Jako wielka fanka tytulow wymienionych u gory i znawczyni duzej gamy cytatow z tychze, wykorzystywanych na codzien, musze niestety przyznac, ze o ile z wielka radoscia zmiezalam do kina na nowa produkcje Lubaszenki, zawiodlam sie niesamowicie.
Po pierwsze - wracamy do klimatu PRL-u, ktory nie zostal ukazany za ciekawie. Zarowno proba pokazania go w krzywym zwierciadle, jak u Bareji, jak i proba przemycenia kawalka historii dla mlodszego pokolenia - nie wyszly. Wszystko jest na sile.
Brakuje dobrych tekstow - no dobrze, moze 3-4 razy zasmialam sie, ale to nie to samo co niesmiertelne "chomato" czy "albanczyk".

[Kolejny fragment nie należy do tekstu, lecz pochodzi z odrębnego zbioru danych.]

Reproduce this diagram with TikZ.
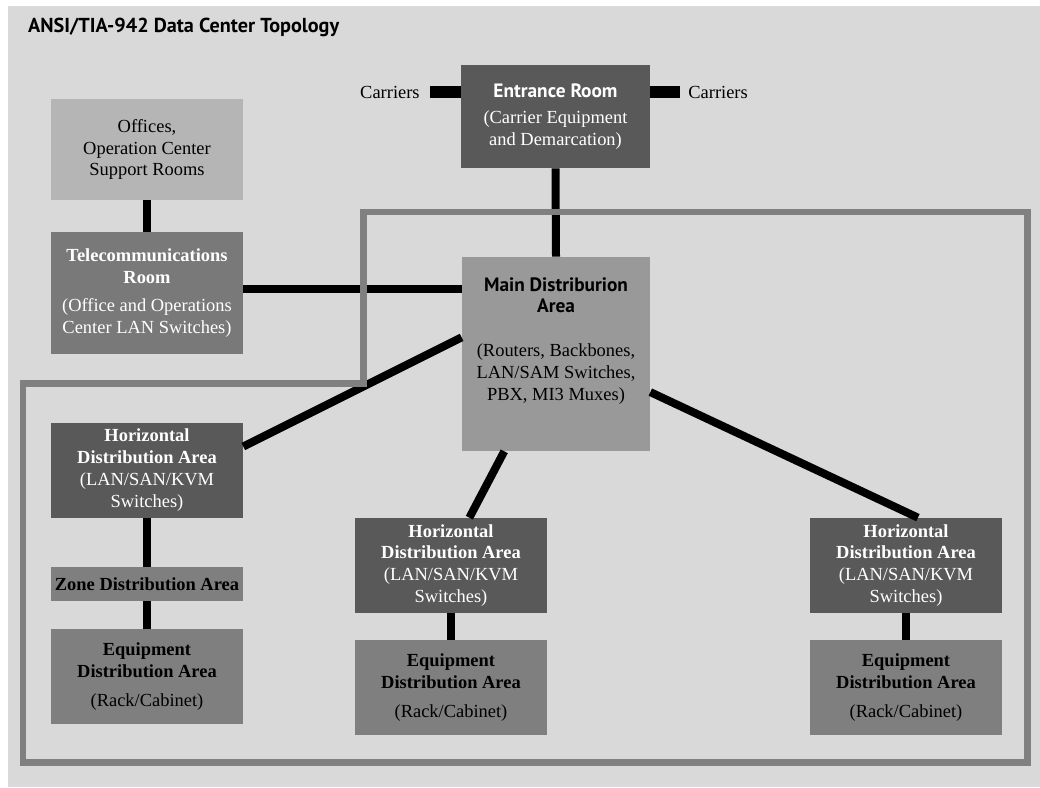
\documentclass[tikz,border=0pt]{standalone}
\usepackage{fontspec}
\setmainfont{Liberation Serif}
\setsansfont{PT Sans}
\definecolor{bgray}{HTML}{D9D9D9}
\definecolor{dgray}{HTML}{595959}
\definecolor{mgray}{HTML}{7F7F7F}
\definecolor{tgray}{HTML}{797979}
\definecolor{agray}{HTML}{999999}
\definecolor{lgray}{HTML}{B5B5B5}
\definecolor{ogray}{HTML}{808080}
\begin{document}
\begin{tikzpicture}[x=0.02cm,y=-0.02cm,
	box/.style={rectangle,inner sep=0pt,minimum width=3.84cm,minimum height=1.9cm,align=center,font=\fontsize{10.5}{12.5}\selectfont},
	darkbox/.style={box,fill=dgray,text=white},
	midbox/.style={box,fill=mgray,text=black},
	link/.style={line width=0.16cm,black},
	carrier/.style={line width=0.24cm,black},
	zone/.style={line width=0.14cm,ogray,line join=miter}]
	\def\hd{\sffamily\bfseries\fontsize{11}{13}\selectfont}
	\useasboundingbox (0,0) rectangle (1040,787);
	\fill[bgray] (8,6) rectangle (1040,787);
	\node[anchor=base west,font=\sffamily\bfseries\fontsize{11.5}{13}\selectfont] (title) at (22,33) {ANSI/TIA-942 Data Center Topology};
	% rooms
	\node[darkbox,minimum width=3.78cm,minimum height=2.06cm] (er) at (555.5,116.5) {{\hd Entrance Room}\\[2pt](Carrier Equipment\\and Demarcation)};
	\node[box,fill=lgray,minimum height=2.02cm] (off) at (147,149.5) {Offices,\\Operation Center\\Support Rooms};
	\node[box,fill=tgray,text=white,minimum height=2.44cm] (tel) at (147,293) {\textbf{Telecommunications}\\\textbf{Room}\\[3pt](Office and Operations\\Center LAN Switches)};
	\node[box,fill=agray,minimum width=3.76cm,minimum height=3.88cm] (mda) at (556,354) {{\hd Main Distriburion}\\{\hd Area}\\[12.5pt](Routers, Backbones,\\LAN/SAM Switches,\\PBX, MI3 Muxes)\rule[-17pt]{0pt}{0pt}};
	\node[anchor=east,inner xsep=0.2cm,font=\fontsize{10.5}{12.5}\selectfont] (carL) at (430,92) {Carriers};
	\node[anchor=west,inner xsep=0.16cm,font=\fontsize{10.5}{12.5}\selectfont] (carR) at (680,92) {Carriers};
	% distribution areas
	\node[darkbox] (hdal) at (147,470.5) {\textbf{Horizontal}\\\textbf{Distribution Area}\\(LAN/SAN/KVM\\Switches)};
	\node[midbox,minimum height=0.68cm] (zda) at (147,584) {\textbf{Zone Distribution Area}};
	\node[midbox] (edal) at (147,676.5) {\textbf{Equipment}\\\textbf{Distribution Area}\\[4pt](Rack/Cabinet)};
	\node[darkbox] (hdam) at (451,565.5) {\textbf{Horizontal}\\\textbf{Distribution Area}\\(LAN/SAN/KVM\\Switches)};
	\node[midbox] (edam) at (451,687.5) {\textbf{Equipment}\\\textbf{Distribution Area}\\[4pt](Rack/Cabinet)};
	\node[darkbox] (hdar) at (906,565.5) {\textbf{Horizontal}\\\textbf{Distribution Area}\\(LAN/SAN/KVM\\Switches)};
	\node[midbox] (edar) at (906,687.5) {\textbf{Equipment}\\\textbf{Distribution Area}\\[4pt](Rack/Cabinet)};
	% cabling
	\draw[carrier] (carL.east) -- (carL.east -| er.west);
	\draw[carrier] (carR.west) -- (carR.west -| er.east);
	\draw[link] (er.south) -- (mda.north);
	\draw[link] (off.south) -- (tel.north);
	\draw[link] (tel.east |- 0,289) -- (mda.west |- 0,289);
	\draw[link] (mda.170) -- (hdal.14);
	\draw[link] (mda.242) -- (hdam.69);
	\draw[link] (mda.-22) -- (hdar.76);
	\draw[link] (hdal.south) -- (zda.north);
	\draw[link] (zda.south) -- (edal.north);
	\draw[link] (hdam.south) -- (edam.north);
	\draw[link] (hdar.south) -- (edar.north);
	% computer room boundary
	\draw[zone] (363,212) -- (1027,212) -- (1027,762) -- (23,762) -- (23,383) -- (363,383) -- cycle;
\end{tikzpicture}
\end{document}
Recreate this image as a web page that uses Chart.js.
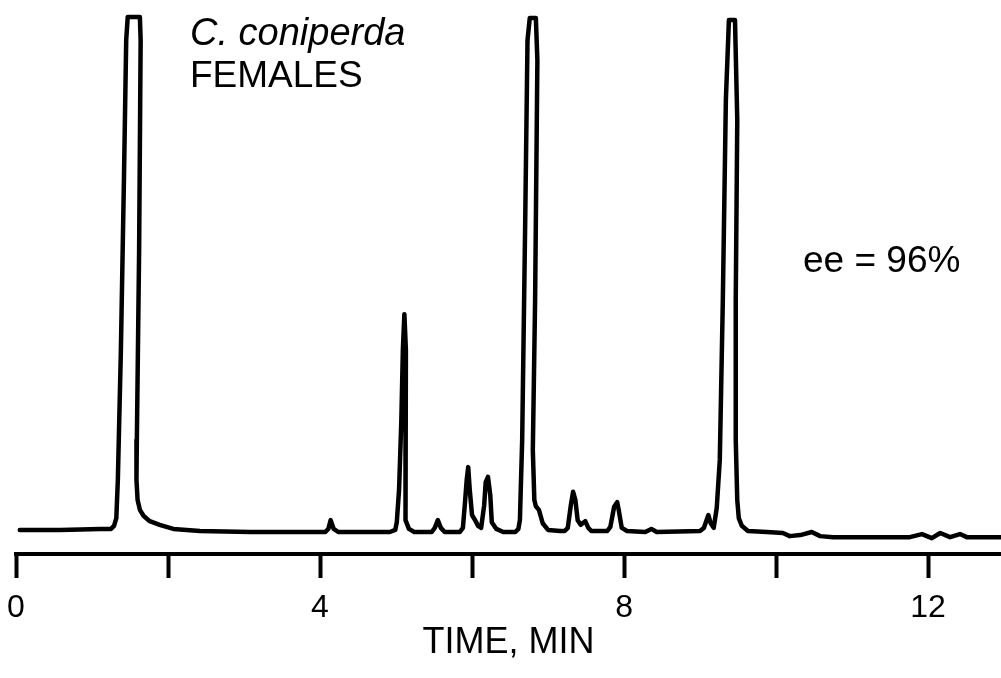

Film ratuje sie obsada, choc i ta jakby nie ta sama.
Najwieksze pretensje i rozczarowanie mozna miec do tego, ze od pierwszych minut czuje sie jak bardzo film zrobiona dla kasy, a wlasciwie jak bardzo sie sprzedali. (Ten kto ogladal powinien wiedziec co mam na mysli).
W holdzie najlepszym, bo z nich nic w tym filmie nie zobaczymy.